31e auguste 1764 à Ferney
J'apprends, Madame, que vous avez perdu Mr D'Argenson.
Si cette nouvelle est vraie, je m'en afflige avec vous. Nous sommes tous comme des prisoniers condamnés à mort qui s'amusent un moment sur le préau, jusqu'à ce qu'on vienne les chercher pour les expédier. Cette idée est plus vraie que consolante. La première leçon que je crois qu'il faudrait donner aux hommes c'est de leur inspirer du courage dans l'esprit, et puisque nous sommes nés pour souffrir et pour mourir, il faut se familiariser avec cette dure destinée. Je voudrais bien savoir si Mr D'Argenson est mort en philosophe ou en poule mouillée.
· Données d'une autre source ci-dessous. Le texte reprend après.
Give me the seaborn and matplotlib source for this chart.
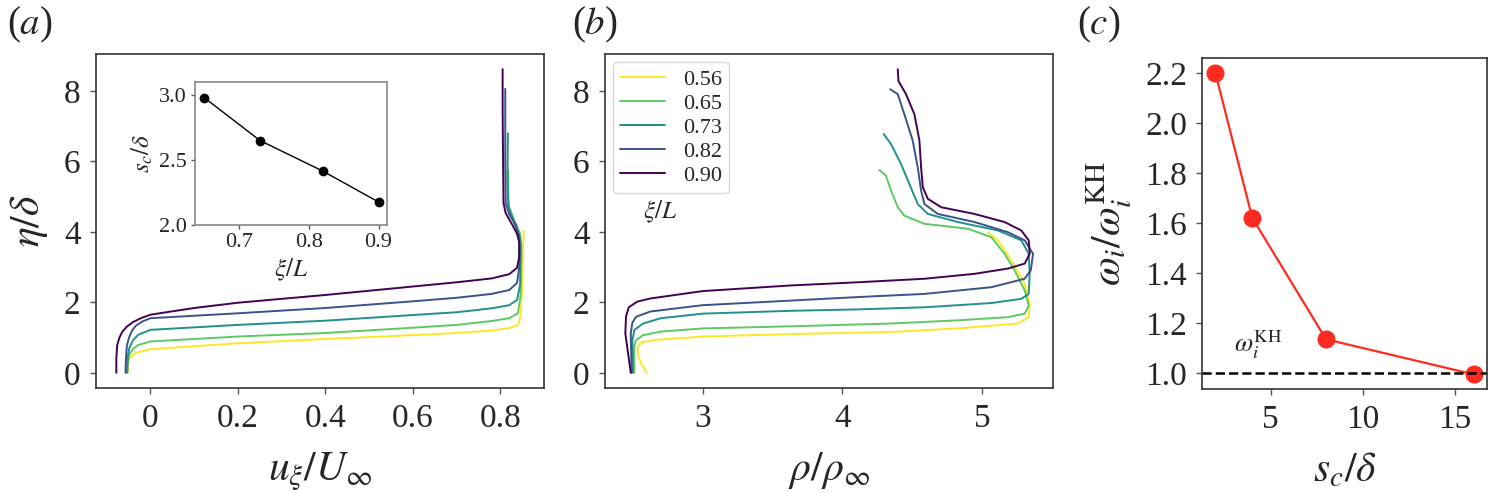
import numpy as np
import pandas as pd
import matplotlib
matplotlib.use("Agg")
import matplotlib.pyplot as plt
import seaborn as sns

# ---- data ----
xi_labels = ["0.56", "0.65", "0.73", "0.82", "0.90"]

# (a) streamwise velocity profiles u_xi/U_inf vs eta/delta
u_056 = [-0.052, -0.051, -0.047, -0.040, -0.030, 0.0, 0.2, 0.4, 0.6, 0.7, 0.78, 0.82, 0.841, 0.846, 0.850, 0.853]
eta_u_056 = [0.0, 0.25, 0.42, 0.52, 0.58, 0.67, 0.84, 0.96, 1.07, 1.13, 1.20, 1.27, 1.36, 1.60, 2.50, 4.03]
u_065 = [-0.053, -0.052, -0.048, -0.040, -0.028, 0.0, 0.2, 0.4, 0.6, 0.7, 0.78, 0.82, 0.840, 0.846, 0.848, 0.845, 0.833, 0.820, 0.818, 0.818]
eta_u_065 = [0.0, 0.30, 0.52, 0.68, 0.79, 0.89, 1.03, 1.13, 1.28, 1.36, 1.47, 1.55, 1.69, 2.20, 3.60, 3.95, 4.30, 4.70, 5.00, 5.76]
u_073 = [-0.053, -0.052, -0.048, -0.040, -0.028, 0.0, 0.2, 0.4, 0.6, 0.7, 0.78, 0.82, 0.838, 0.845, 0.846, 0.843, 0.830, 0.818, 0.816, 0.817]
eta_u_073 = [0.0, 0.45, 0.72, 0.92, 1.08, 1.22, 1.36, 1.48, 1.64, 1.72, 1.83, 1.92, 2.07, 2.50, 3.50, 3.90, 4.30, 4.72, 5.50, 6.80]
u_082 = [-0.057, -0.056, -0.054, -0.049, -0.042, -0.033, -0.018, 0.0, 0.1, 0.2, 0.4, 0.6, 0.7, 0.78, 0.82, 0.838, 0.843, 0.843, 0.835, 0.820, 0.812, 0.811, 0.811]
eta_u_082 = [0.0, 0.40, 0.76, 1.00, 1.20, 1.34, 1.46, 1.55, 1.62, 1.69, 1.84, 2.03, 2.13, 2.24, 2.35, 2.55, 3.00, 3.86, 4.20, 4.50, 4.82, 6.00, 8.06]
u_090 = [-0.078, -0.078, -0.076, -0.071, -0.064, -0.054, -0.040, -0.022, 0.0, 0.1, 0.2, 0.4, 0.6, 0.7, 0.78, 0.82, 0.838, 0.843, 0.843, 0.838, 0.825, 0.812, 0.807, 0.806, 0.805, 0.805]
eta_u_090 = [0.0, 0.40, 0.78, 1.00, 1.17, 1.31, 1.44, 1.55, 1.65, 1.84, 1.99, 2.21, 2.45, 2.57, 2.68, 2.80, 2.98, 3.30, 3.70, 3.95, 4.25, 4.53, 4.82, 6.00, 7.50, 8.62]

# (b) density profiles rho/rho_inf vs eta/delta
rho_056 = [2.598, 2.560, 2.534, 2.534, 2.560, 2.650, 3.0, 3.63, 4.349, 4.828, 5.259, 5.335, 5.342, 5.306, 5.211, 5.115, 5.043]
eta_r_056 = [0.0, 0.25, 0.50, 0.72, 0.86, 0.93, 1.03, 1.10, 1.16, 1.26, 1.40, 1.58, 1.96, 2.53, 3.19, 3.76, 3.99]
rho_065 = [2.509, 2.509, 2.520, 2.573, 2.700, 3.0, 3.63, 4.349, 4.828, 5.187, 5.306, 5.335, 5.306, 5.234, 5.162, 5.067, 4.899, 4.588, 4.444, 4.397, 4.349, 4.312, 4.265]
eta_r_065 = [0.0, 0.74, 0.92, 1.07, 1.17, 1.26, 1.32, 1.40, 1.49, 1.58, 1.68, 1.91, 2.34, 2.91, 3.38, 3.85, 4.09, 4.23, 4.46, 4.70, 5.17, 5.60, 5.76]
rho_073 = [2.500, 2.496, 2.510, 2.573, 2.700, 3.0, 3.63, 4.109, 4.588, 5.067, 5.282, 5.335, 5.342, 5.335, 5.282, 5.115, 4.828, 4.612, 4.540, 4.480, 4.420, 4.349, 4.296]
eta_r_073 = [0.0, 0.93, 1.22, 1.40, 1.55, 1.68, 1.76, 1.80, 1.86, 1.98, 2.10, 2.24, 2.81, 3.38, 3.76, 4.04, 4.28, 4.51, 4.79, 5.36, 5.93, 6.49, 6.78]
rho_082 = [2.490, 2.484, 2.495, 2.522, 2.624, 3.0, 3.63, 4.109, 4.588, 5.067, 5.306, 5.350, 5.366, 5.306, 5.187, 4.947, 4.684, 4.588, 4.564, 4.540, 4.504, 4.444, 4.397, 4.343]
eta_r_082 = [0.0, 1.12, 1.42, 1.59, 1.74, 1.92, 2.05, 2.15, 2.24, 2.43, 2.67, 2.91, 3.38, 3.76, 3.99, 4.28, 4.51, 4.79, 5.17, 5.83, 6.59, 7.34, 7.91, 8.05]
rho_090 = [2.484, 2.445, 2.450, 2.470, 2.530, 2.624, 3.0, 3.63, 4.109, 4.588, 4.947, 5.187, 5.306, 5.342, 5.335, 5.282, 5.162, 4.947, 4.708, 4.612, 4.576, 4.564, 4.552, 4.516, 4.456, 4.402, 4.397]
eta_r_090 = [0.0, 1.12, 1.60, 1.86, 2.02, 2.11, 2.32, 2.48, 2.57, 2.67, 2.81, 2.96, 3.10, 3.38, 3.76, 4.04, 4.28, 4.51, 4.70, 4.94, 5.27, 5.83, 6.59, 7.34, 7.91, 8.28, 8.62]

# inset: s_c/delta vs xi/L
inset_xi = [0.65, 0.73, 0.82, 0.90]
inset_sc = [2.98, 2.65, 2.415, 2.177]

# (c) growth rate ratio vs s_c/delta
sc_delta = [2, 4, 8, 16]
omega_ratio = [2.20, 1.621, 1.136, 0.996]

a_xticks = [0, 0.2, 0.4, 0.6, 0.8]
a_xticklabels = ["0", "0.2", "0.4", "0.6", "0.8"]
eta_ticks = [0, 2, 4, 6, 8]
b_xticks = [3, 4, 5]
inset_xticks = [0.7, 0.8, 0.9]
inset_yticks = [2.0, 2.5, 3.0]
c_xticks = [5, 10, 15]
c_yticks = [1.0, 1.2, 1.4, 1.6, 1.8, 2.0, 2.2]

# ---- long-form tables ----
u_list = [u_056, u_065, u_073, u_082, u_090]
eta_u_list = [eta_u_056, eta_u_065, eta_u_073, eta_u_082, eta_u_090]
rho_list = [rho_056, rho_065, rho_073, rho_082, rho_090]
eta_r_list = [eta_r_056, eta_r_065, eta_r_073, eta_r_082, eta_r_090]

df_u = pd.concat([pd.DataFrame({'xi': lab, 'u': u, 'eta': e})
                  for lab, u, e in zip(xi_labels, u_list, eta_u_list)], ignore_index=True)
df_r = pd.concat([pd.DataFrame({'xi': lab, 'rho': r, 'eta': e})
                  for lab, r, e in zip(xi_labels, rho_list, eta_r_list)], ignore_index=True)

# ---- style ----
sns.set_theme(style="ticks")
plt.rcParams['font.family'] = ['Liberation Serif', 'DejaVu Serif']
plt.rcParams['mathtext.fontset'] = 'stix'

viridis = plt.get_cmap('viridis')
colors = [viridis(v) for v in [1.0, 0.75, 0.5, 0.25, 0.0]]
pal = dict(zip(xi_labels, colors))
red = '#fe2c20'

fig = plt.figure(figsize=(14.9, 4.93), dpi=100)
ax_a = fig.add_axes([0.0644, 0.213, 0.3007, 0.6775])
ax_b = fig.add_axes([0.406, 0.213, 0.301, 0.6775])
ax_c = fig.add_axes([0.807, 0.210, 0.1907, 0.673])
ax_in = fig.add_axes([0.1312, 0.5436, 0.1287, 0.290])

TICK = 24
LAB = 30


def style_axes(ax, spine_color='#333333', size=TICK):
    for s in ax.spines.values():
        s.set_color(spine_color)
        s.set_linewidth(1.2)
    ax.tick_params(direction='out', length=4, width=1, color='#555555',
                   labelsize=size, pad=7)


# (a)
sns.lineplot(data=df_u, x='u', y='eta', hue='xi', hue_order=xi_labels, palette=pal,
             sort=False, estimator=None, legend=False, linewidth=1.4, ax=ax_a)
ax_a.set_xticks(a_xticks)
ax_a.set_xticklabels(a_xticklabels)
ax_a.set_yticks(eta_ticks)
ax_a.set_xlabel(r'$u_\xi/U_\infty$', fontsize=LAB, labelpad=12)
ax_a.set_ylabel(r'$\eta/\delta$', fontsize=LAB, labelpad=10)
style_axes(ax_a)

# inset
sns.lineplot(x=inset_xi, y=inset_sc, color='black', marker='o', markersize=7,
             markeredgewidth=0, linewidth=1.0, ax=ax_in)
ax_in.set_xticks(inset_xticks)
ax_in.set_yticks(inset_yticks)
ax_in.set_ylim(2.0, 3.1)
ax_in.set_xlabel(r'$\xi/L$', fontsize=18, labelpad=3)
ax_in.set_ylabel(r'$s_c/\delta$', fontsize=18, labelpad=3)
style_axes(ax_in, spine_color='#888888', size=16)
ax_in.tick_params(pad=3, length=3)

# (b)
sns.lineplot(data=df_r, x='rho', y='eta', hue='xi', hue_order=xi_labels, palette=pal,
             sort=False, estimator=None, linewidth=1.4, ax=ax_b)
ax_b.set_xticks(b_xticks)
ax_b.set_yticks(eta_ticks)
ax_b.set_xlabel(r'$\rho/\rho_\infty$', fontsize=LAB, labelpad=12)
ax_b.set_ylabel('')
style_axes(ax_b)
handles, labels = ax_b.get_legend_handles_labels()
ax_b.legend(handles, labels, loc='upper left', fontsize=16, handlelength=2.0,
            borderaxespad=0.35, labelspacing=0.15, borderpad=0.35)
ax_b.text(0.085, 0.527, r'$\xi/L$', transform=ax_b.transAxes, fontsize=18, va='center')

# (c)
sns.lineplot(x=sc_delta, y=omega_ratio, color=red, marker='o', markersize=13,
             markeredgewidth=0, linewidth=1.6, ax=ax_c)
ax_c.axhline(1.0, color='black', linestyle='--', linewidth=1.8)
ax_c.set_xticks(c_xticks)
ax_c.set_yticks(c_yticks)
ax_c.set_xlabel(r'$s_c/\delta$', fontsize=LAB, labelpad=12)
ax_c.set_ylabel(r'$\omega_i/\omega_i^{\mathrm{KH}}$', fontsize=LAB, labelpad=8)
ax_c.text(3.0, 1.05, r'$\omega_i^{\mathrm{KH}}$', fontsize=19, ha='left', va='bottom')
style_axes(ax_c)

# panel letters
for xpos, letter in [(0.005, 'a'), (0.384, 'b'), (0.723, 'c')]:
    fig.text(xpos, 0.99, '(' + '$' + letter + '$' + ')', fontsize=28, va='top', ha='left')

fig.savefig('out.png', dpi=100)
Les derniers moments sont accompagnés dans une partie de l'Europe, de circonstances si dégoûtantes et si ridicules, qu'il est fort difficile de savoir ce que pensent les mourants; ils passent tous par les mêmes cérémonies. Il y a eu des jésuites assez impudents, pour dire que mr de Montesquieu était mort en imbécile, et ils s'en faisaient un droit pour engager les autres à mourir de même. Il faut avouer que les anciens, nos maîtres, avaient sur nous un grand avantage, ils ne troublaient point la vie et la mort par des assujetissements qui rendaient l'un et l'autre funestes. On vivait du temps des Scipions et des Césars, on pensait, et on mourait comme on voulait; mais pour nous autres on nous traitte comme des marionettes. Je vous crois assez philosophe, Madame, pour être de mon avis. Si vous ne l'êtes pas, brûlez ma Lettre, mais conservez moi un peu d'amitié pour le peu de temps que j'ai encor à ramper sur le tas de boue où la nature nous a mis.